[Given entries]

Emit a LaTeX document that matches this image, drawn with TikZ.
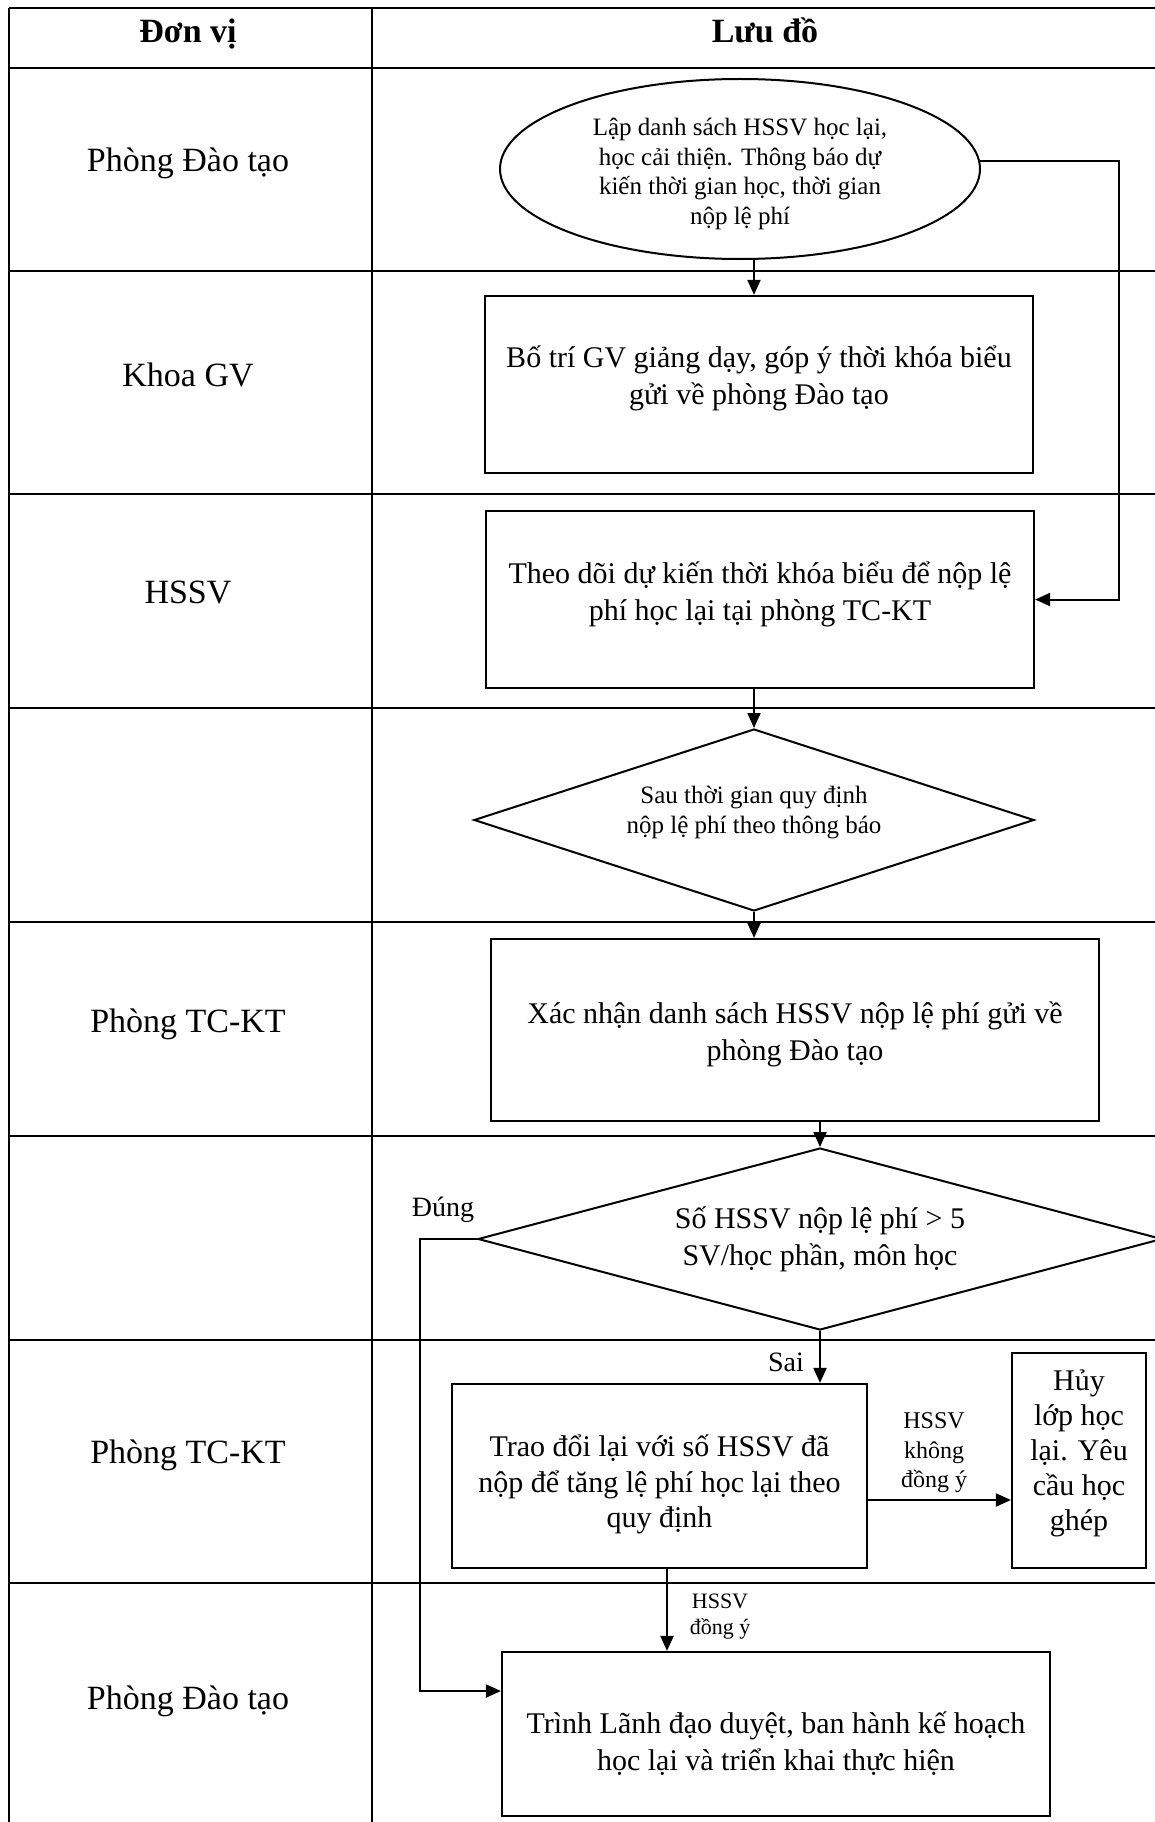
\documentclass[tikz,border=0pt]{standalone}
\usepackage{fontspec}
\setmainfont{Liberation Serif}
\usetikzlibrary{shapes.geometric,arrows.meta,calc}
\newcommand\hdfont{\fontsize{34}{40}\selectfont\bfseries}
\newcommand\lbfont{\fontsize{34}{40}\selectfont}
\newcommand\bxfont{\fontsize{30}{37}\selectfont}
\newcommand\smfont{\fontsize{25}{29.5}\selectfont}
\newcommand\tnfont{\fontsize{24}{29.5}\selectfont}
\newcommand\tifont{\fontsize{22}{26}\selectfont}
\newcommand\yfont{\fontsize{28}{33}\selectfont}
\tikzset{
  grid/.style={line width=2.4pt},
  stepbox/.style={draw, rectangle, line width=2.2pt, align=center, inner sep=0pt, font=\bxfont},
  decide/.style={draw, diamond, line width=2pt, align=center, inner sep=0pt},
  arr/.style={line width=2pt, -{Triangle[width=13pt,length=15pt]}},
  lane/.style={font=\lbfont, anchor=center, text height=24pt, text depth=0pt},
  head/.style={font=\hdfont, anchor=center, text height=24pt, text depth=0pt},
}
\begin{document}
\begin{tikzpicture}[x=1pt,y=-1pt]
\useasboundingbox (0,0) rectangle (1155,1822);
% table
\draw[grid] (9,8) -- (1165,8);
\foreach \yy in {68,271,494,708,922,1136,1340,1583}
  \draw[grid] (9,\yy) -- (1165,\yy);
\draw[grid] (9,8) -- (9,1830);
\draw[grid] (372,8) -- (372,1830);
% header and lane labels
\node[head] (h1) at (188,31) {Đơn vị};
\node[head] (h2) at (765,31) {Lưu đồ};
\node[lane] (l1) at (188,160) {Phòng Đào tạo};
\node[lane] (l2) at (188,374) {Khoa GV};
\node[lane] (l3) at (188,591) {HSSV};
\node[lane] (l4) at (188,1020) {Phòng TC-KT};
\node[lane] (l5) at (188,1451) {Phòng TC-KT};
\node[lane] (l6) at (188,1697) {Phòng Đào tạo};
% flow
\node[draw, ellipse, line width=2pt, minimum width=480pt, minimum height=180pt, inner sep=0pt, align=center, font=\smfont] (ell) at (740,169)
  {Lập danh sách HSSV học lại,\\học cải thiện. Thông báo dự\\kiến thời gian học, thời gian\\nộp lệ phí\\[-34.5pt]};
\node[stepbox, minimum width=548pt, minimum height=177pt] (b1) at (759,384.5)
  {Bố trí GV giảng dạy, góp ý thời khóa biểu\\gửi về phòng Đào tạo\\[-19pt]};
\node[stepbox, minimum width=548pt, minimum height=177pt] (b2) at (760,599.5)
  {Theo dõi dự kiến thời khóa biểu để nộp lệ\\phí học lại tại phòng TC-KT\\[-21pt]};
\node[decide, shape aspect=3.08, minimum width=560pt, minimum height=182pt, font=\smfont] (d1) at (754,820)
  {Sau thời gian quy định\\nộp lệ phí theo thông báo\\[-8.6pt]};
\node[stepbox, minimum width=608pt, minimum height=182pt] (b3) at (795,1030)
  {Xác nhận danh sách HSSV nộp lệ phí gửi về\\phòng Đào tạo\\[-39pt]};
\node[decide, shape aspect=3.76, minimum width=684pt, minimum height=182pt, font=\bxfont] (d2) at (820,1239)
  {Số HSSV nộp lệ phí > 5\\SV/học phần, môn học};
\node[stepbox, minimum width=415pt, minimum height=184pt, font=\fontsize{30}{35.5}\selectfont] (b4) at (659.5,1476)
  {Trao đổi lại với số HSSV đã\\nộp để tăng lệ phí học lại theo\\quy định\\[-46.5pt]};
\node[stepbox, minimum width=134pt, minimum height=215pt, font=\fontsize{30}{35}\selectfont] (huy) at (1079,1460.5)
  {Hủy\\lớp học\\lại. Yêu\\cầu học\\ghép\\[-13.7pt]};
\node[stepbox, minimum width=548pt, minimum height=164pt] (b5) at (776,1734)
  {Trình Lãnh đạo duyệt, ban hành kế hoạch\\học lại và triển khai thực hiện\\[-51pt]};
% connectors
\draw[arr] ([xshift=14pt]ell.south) -- ([xshift=-5pt]b1.north);
\draw[arr] (ell.2) -| ([xshift=84pt]b2.east) -- (b2.east);
\draw[arr] ([xshift=-6pt]b2.south) -- (d1.north);
\draw[arr] (d1.south) -- (d1.south |- b3.north);
\draw[arr] (b3.south -| d2.north) -- (d2.north);
\draw[arr] (d2.south) -- (d2.south |- b4.north);
\draw[arr] ([yshift=-24pt]b4.east) -- ([yshift=-24pt]b4.east -| huy.west);
\draw[arr] ([xshift=7.5pt]b4.south) -- ([xshift=7.5pt]b4.south |- b5.north);
\draw[arr] (d2.west) -- ++(-57,0) |- ([yshift=43pt]b5.west);
% labels
\node[font=\yfont] (tdung) at (443,1210) {Đúng};
\node[font=\yfont] (tsai) at (786,1362) {Sai};
\node[font=\tnfont, align=center] (tkhong) at (934,1453) {HSSV\\không\\đồng ý};
\node[font=\tifont, align=center] (tdy) at (720,1617) {HSSV\\đồng ý};
\end{tikzpicture}
\end{document}
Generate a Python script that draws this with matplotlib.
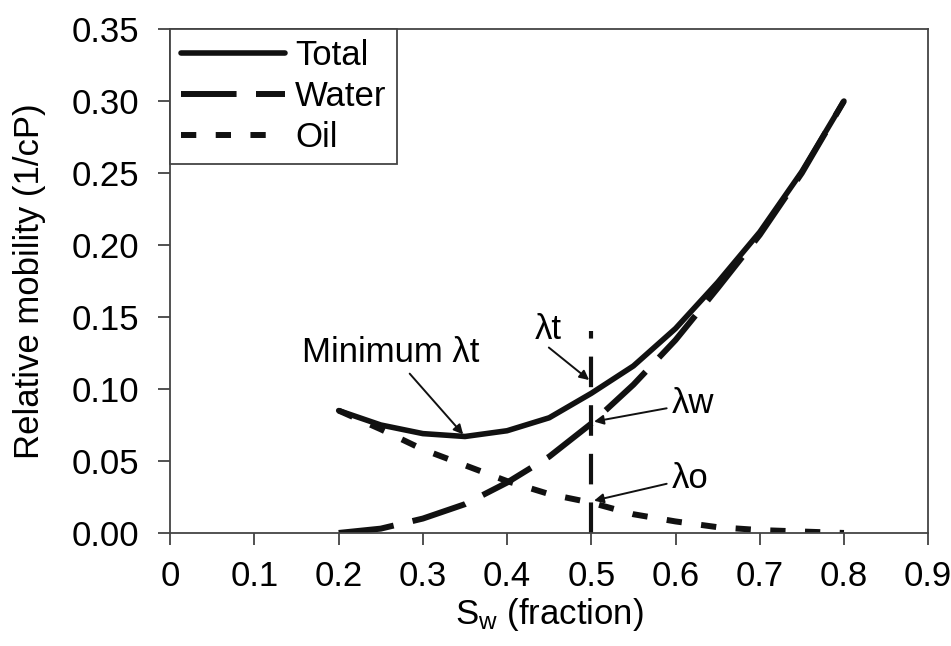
import matplotlib
matplotlib.use("Agg")
from matplotlib import pyplot as plt

plt.rcParams['font.family'] = ['Liberation Sans', 'DejaVu Sans']
plt.rcParams['mathtext.default'] = 'regular'
plt.rcParams['lines.scale_dashes'] = False

# 数据
sw = [0.20, 0.25, 0.30, 0.35, 0.40, 0.45, 0.50, 0.55, 0.60, 0.65, 0.70, 0.75, 0.80]
lam_w = [0.000, 0.003, 0.010, 0.020, 0.035, 0.053, 0.076, 0.103, 0.134, 0.170, 0.207, 0.250, 0.300]
lam_o = [0.085, 0.072, 0.058, 0.047, 0.036, 0.027, 0.021, 0.013, 0.008, 0.004, 0.002, 0.001, 0.000]
lam_t = [0.085, 0.075, 0.069, 0.067, 0.071, 0.080, 0.097, 0.116, 0.142, 0.174, 0.209, 0.251, 0.300]

x_ticks = [0, 0.1, 0.2, 0.3, 0.4, 0.5, 0.6, 0.7, 0.8, 0.9]
x_labels = ["0", "0.1", "0.2", "0.3", "0.4", "0.5", "0.6", "0.7", "0.8", "0.9"]
y_ticks = [0, 0.05, 0.10, 0.15, 0.20, 0.25, 0.30, 0.35]

sw_mark = 0.5
mark_top = 0.14

fs = 25
fig = plt.figure(figsize=(9.51, 6.46), dpi=100)
ax = fig.add_axes([0.179, 0.175, 0.797, 0.78])

ax.plot(sw, lam_t, color="#111111", lw=4, solid_capstyle="round", label="Total")
ax.plot(sw, lam_w, color="#111111", lw=4.3, dashes=(40, 14), dash_capstyle="butt", label="Water")
ax.plot(sw, lam_o, color="#111111", lw=4.3, dashes=(11, 14), dash_capstyle="butt", label="Oil")

# 0.5处的竖直虚线
ax.plot([sw_mark, sw_mark], [0, mark_top], color="#111111", lw=3.0, dashes=(22, 13))

arrow = dict(arrowstyle="-|>", color="#111111", lw=1.4, mutation_scale=14)
ax.annotate("Minimum λt", xy=(0.35, 0.067), xytext=(0.262, 0.1255), fontsize=fs,
            ha="center", va="center", arrowprops=arrow)
ax.annotate("", xy=(sw_mark, 0.105), xytext=(0.447, 0.130), arrowprops=arrow)
ax.text(0.449, 0.141, "λt", fontsize=fs, ha="center", va="center")
ax.annotate("λw", xy=(sw_mark, 0.077), xytext=(0.596, 0.090), fontsize=fs,
            ha="left", va="center", arrowprops=arrow)
ax.annotate("λo", xy=(sw_mark, 0.022), xytext=(0.596, 0.038), fontsize=fs,
            ha="left", va="center", arrowprops=arrow)

ax.set_xlim(0, 0.9)
ax.set_ylim(0, 0.35)
ax.set_xticks(x_ticks)
ax.set_xticklabels(x_labels)
ax.set_yticks(y_ticks)
ax.set_yticklabels(["%.2f" % v for v in y_ticks])
ax.tick_params(labelsize=fs, length=8.5, width=1.2, color="#333333", direction="out")
ax.tick_params(axis="x", pad=11)
ax.tick_params(axis="y", pad=14)
for s in ax.spines.values():
    s.set_color("#444444")
    s.set_linewidth(1.3)

ax.set_xlabel("S$_w$ (fraction)", fontsize=fs, labelpad=2)
ax.set_ylabel("Relative mobility (1/cP)", fontsize=fs, labelpad=18)

leg = ax.legend(loc="upper left", borderaxespad=0, fontsize=fs, handlelength=3.0,
                handletextpad=0.3, labelspacing=0.22, borderpad=0.3, fancybox=False,
                framealpha=1)
leg.get_frame().set_edgecolor("#444444")
leg.get_frame().set_linewidth(1.3)

fig.savefig("out.png", dpi=100)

[Direction]
Return each line of the data that contains the string "this".

[Solution to the exercise]
Emit a LaTeX document that matches this image, drawn with TikZ.
Generate a Python script that draws this with matplotlib.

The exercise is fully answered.